══ INPUT
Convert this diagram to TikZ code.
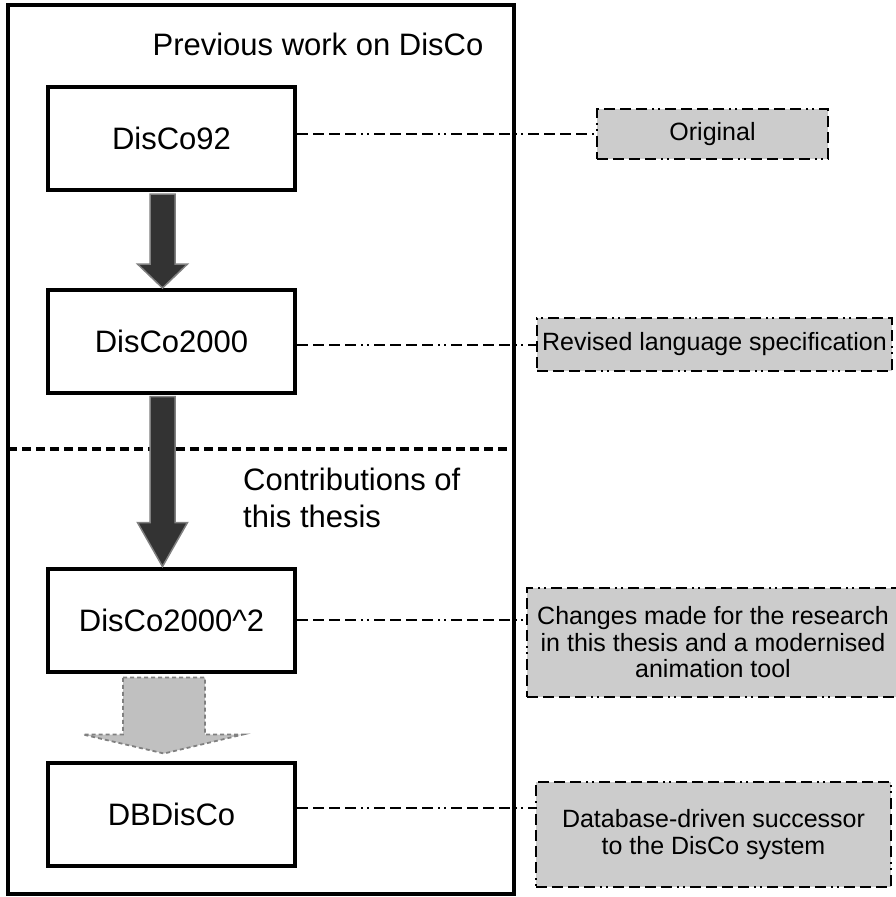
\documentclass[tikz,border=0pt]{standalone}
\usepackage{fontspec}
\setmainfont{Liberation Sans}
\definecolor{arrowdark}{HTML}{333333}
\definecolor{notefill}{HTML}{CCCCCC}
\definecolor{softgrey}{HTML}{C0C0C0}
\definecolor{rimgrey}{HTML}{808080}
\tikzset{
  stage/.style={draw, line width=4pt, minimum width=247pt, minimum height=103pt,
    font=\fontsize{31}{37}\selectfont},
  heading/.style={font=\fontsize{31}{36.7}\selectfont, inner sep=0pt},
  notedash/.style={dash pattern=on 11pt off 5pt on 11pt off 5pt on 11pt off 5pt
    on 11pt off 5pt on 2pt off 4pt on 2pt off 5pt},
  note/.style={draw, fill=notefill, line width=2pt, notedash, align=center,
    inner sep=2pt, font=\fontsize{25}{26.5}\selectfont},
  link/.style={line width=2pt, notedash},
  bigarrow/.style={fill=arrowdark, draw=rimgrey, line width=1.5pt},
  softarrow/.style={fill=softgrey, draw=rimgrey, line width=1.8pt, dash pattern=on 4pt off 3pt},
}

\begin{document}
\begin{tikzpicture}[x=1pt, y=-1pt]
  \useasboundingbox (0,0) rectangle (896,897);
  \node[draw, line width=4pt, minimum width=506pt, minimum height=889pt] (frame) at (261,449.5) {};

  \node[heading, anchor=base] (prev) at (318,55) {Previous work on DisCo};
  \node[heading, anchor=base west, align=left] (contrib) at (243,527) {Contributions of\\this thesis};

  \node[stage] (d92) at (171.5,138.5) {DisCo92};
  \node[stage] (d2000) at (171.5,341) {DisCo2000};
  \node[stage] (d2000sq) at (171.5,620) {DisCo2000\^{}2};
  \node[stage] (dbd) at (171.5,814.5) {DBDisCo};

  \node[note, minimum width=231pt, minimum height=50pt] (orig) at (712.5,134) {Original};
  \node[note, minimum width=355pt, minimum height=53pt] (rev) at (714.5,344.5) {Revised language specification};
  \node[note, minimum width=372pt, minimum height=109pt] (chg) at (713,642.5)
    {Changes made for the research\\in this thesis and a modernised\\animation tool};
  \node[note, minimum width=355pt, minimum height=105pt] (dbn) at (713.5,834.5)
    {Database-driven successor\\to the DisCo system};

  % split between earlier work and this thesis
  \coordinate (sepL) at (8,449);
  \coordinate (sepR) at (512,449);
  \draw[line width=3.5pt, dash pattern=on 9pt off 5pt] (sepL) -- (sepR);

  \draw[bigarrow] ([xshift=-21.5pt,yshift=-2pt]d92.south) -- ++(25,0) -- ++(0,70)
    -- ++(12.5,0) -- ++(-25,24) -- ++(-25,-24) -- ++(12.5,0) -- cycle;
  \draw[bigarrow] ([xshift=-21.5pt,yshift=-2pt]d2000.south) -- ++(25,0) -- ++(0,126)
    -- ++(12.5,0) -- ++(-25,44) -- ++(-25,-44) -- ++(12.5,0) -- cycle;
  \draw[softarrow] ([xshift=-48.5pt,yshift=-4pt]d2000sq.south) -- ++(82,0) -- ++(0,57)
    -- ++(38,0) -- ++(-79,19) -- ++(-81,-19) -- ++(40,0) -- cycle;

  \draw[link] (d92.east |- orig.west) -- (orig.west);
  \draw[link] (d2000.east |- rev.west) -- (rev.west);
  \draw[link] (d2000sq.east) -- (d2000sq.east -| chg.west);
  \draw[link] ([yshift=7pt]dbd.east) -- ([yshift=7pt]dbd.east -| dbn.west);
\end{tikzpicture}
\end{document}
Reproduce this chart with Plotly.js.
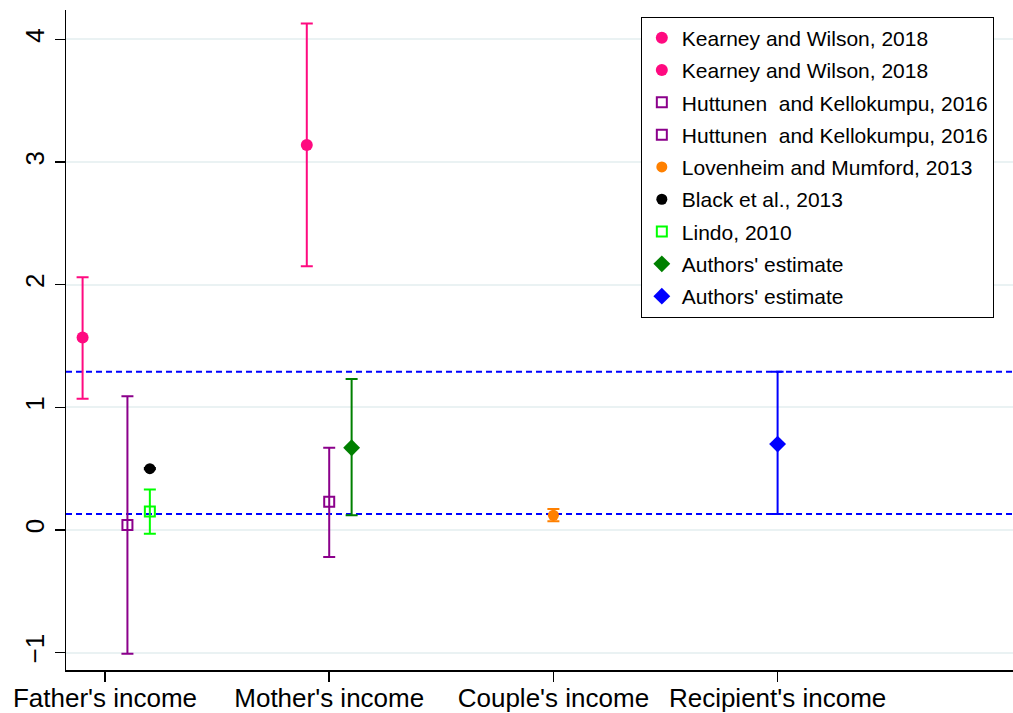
════
*AIM OF THE TASK:*
Copy all the entries word for word. Omit any pictures.

*RESULT BELOW:*
Convert this diagram to TikZ code.
\documentclass[tikz,border=0pt]{standalone}
\usepackage{fontspec}
\setmainfont{Liberation Sans}
\definecolor{arrowdark}{HTML}{333333}
\definecolor{notefill}{HTML}{CCCCCC}
\definecolor{softgrey}{HTML}{C0C0C0}
\definecolor{rimgrey}{HTML}{808080}
\tikzset{
  stage/.style={draw, line width=4pt, minimum width=247pt, minimum height=103pt,
    font=\fontsize{31}{37}\selectfont},
  heading/.style={font=\fontsize{31}{36.7}\selectfont, inner sep=0pt},
  notedash/.style={dash pattern=on 11pt off 5pt on 11pt off 5pt on 11pt off 5pt
    on 11pt off 5pt on 2pt off 4pt on 2pt off 5pt},
  note/.style={draw, fill=notefill, line width=2pt, notedash, align=center,
    inner sep=2pt, font=\fontsize{25}{26.5}\selectfont},
  link/.style={line width=2pt, notedash},
  bigarrow/.style={fill=arrowdark, draw=rimgrey, line width=1.5pt},
  softarrow/.style={fill=softgrey, draw=rimgrey, line width=1.8pt, dash pattern=on 4pt off 3pt},
}

\begin{document}
\begin{tikzpicture}[x=1pt, y=-1pt]
  \useasboundingbox (0,0) rectangle (896,897);
  \node[draw, line width=4pt, minimum width=506pt, minimum height=889pt] (frame) at (261,449.5) {};

  \node[heading, anchor=base] (prev) at (318,55) {Previous work on DisCo};
  \node[heading, anchor=base west, align=left] (contrib) at (243,527) {Contributions of\\this thesis};

  \node[stage] (d92) at (171.5,138.5) {DisCo92};
  \node[stage] (d2000) at (171.5,341) {DisCo2000};
  \node[stage] (d2000sq) at (171.5,620) {DisCo2000\^{}2};
  \node[stage] (dbd) at (171.5,814.5) {DBDisCo};

  \node[note, minimum width=231pt, minimum height=50pt] (orig) at (712.5,134) {Original};
  \node[note, minimum width=355pt, minimum height=53pt] (rev) at (714.5,344.5) {Revised language specification};
  \node[note, minimum width=372pt, minimum height=109pt] (chg) at (713,642.5)
    {Changes made for the research\\in this thesis and a modernised\\animation tool};
  \node[note, minimum width=355pt, minimum height=105pt] (dbn) at (713.5,834.5)
    {Database-driven successor\\to the DisCo system};

  % split between earlier work and this thesis
  \coordinate (sepL) at (8,449);
  \coordinate (sepR) at (512,449);
  \draw[line width=3.5pt, dash pattern=on 9pt off 5pt] (sepL) -- (sepR);

  \draw[bigarrow] ([xshift=-21.5pt,yshift=-2pt]d92.south) -- ++(25,0) -- ++(0,70)
    -- ++(12.5,0) -- ++(-25,24) -- ++(-25,-24) -- ++(12.5,0) -- cycle;
  \draw[bigarrow] ([xshift=-21.5pt,yshift=-2pt]d2000.south) -- ++(25,0) -- ++(0,126)
    -- ++(12.5,0) -- ++(-25,44) -- ++(-25,-44) -- ++(12.5,0) -- cycle;
  \draw[softarrow] ([xshift=-48.5pt,yshift=-4pt]d2000sq.south) -- ++(82,0) -- ++(0,57)
    -- ++(38,0) -- ++(-79,19) -- ++(-81,-19) -- ++(40,0) -- cycle;

  \draw[link] (d92.east |- orig.west) -- (orig.west);
  \draw[link] (d2000.east |- rev.west) -- (rev.west);
  \draw[link] (d2000sq.east) -- (d2000sq.east -| chg.west);
  \draw[link] ([yshift=7pt]dbd.east) -- ([yshift=7pt]dbd.east -| dbn.west);
\end{tikzpicture}
\end{document}
Reproduce this chart with Plotly.js.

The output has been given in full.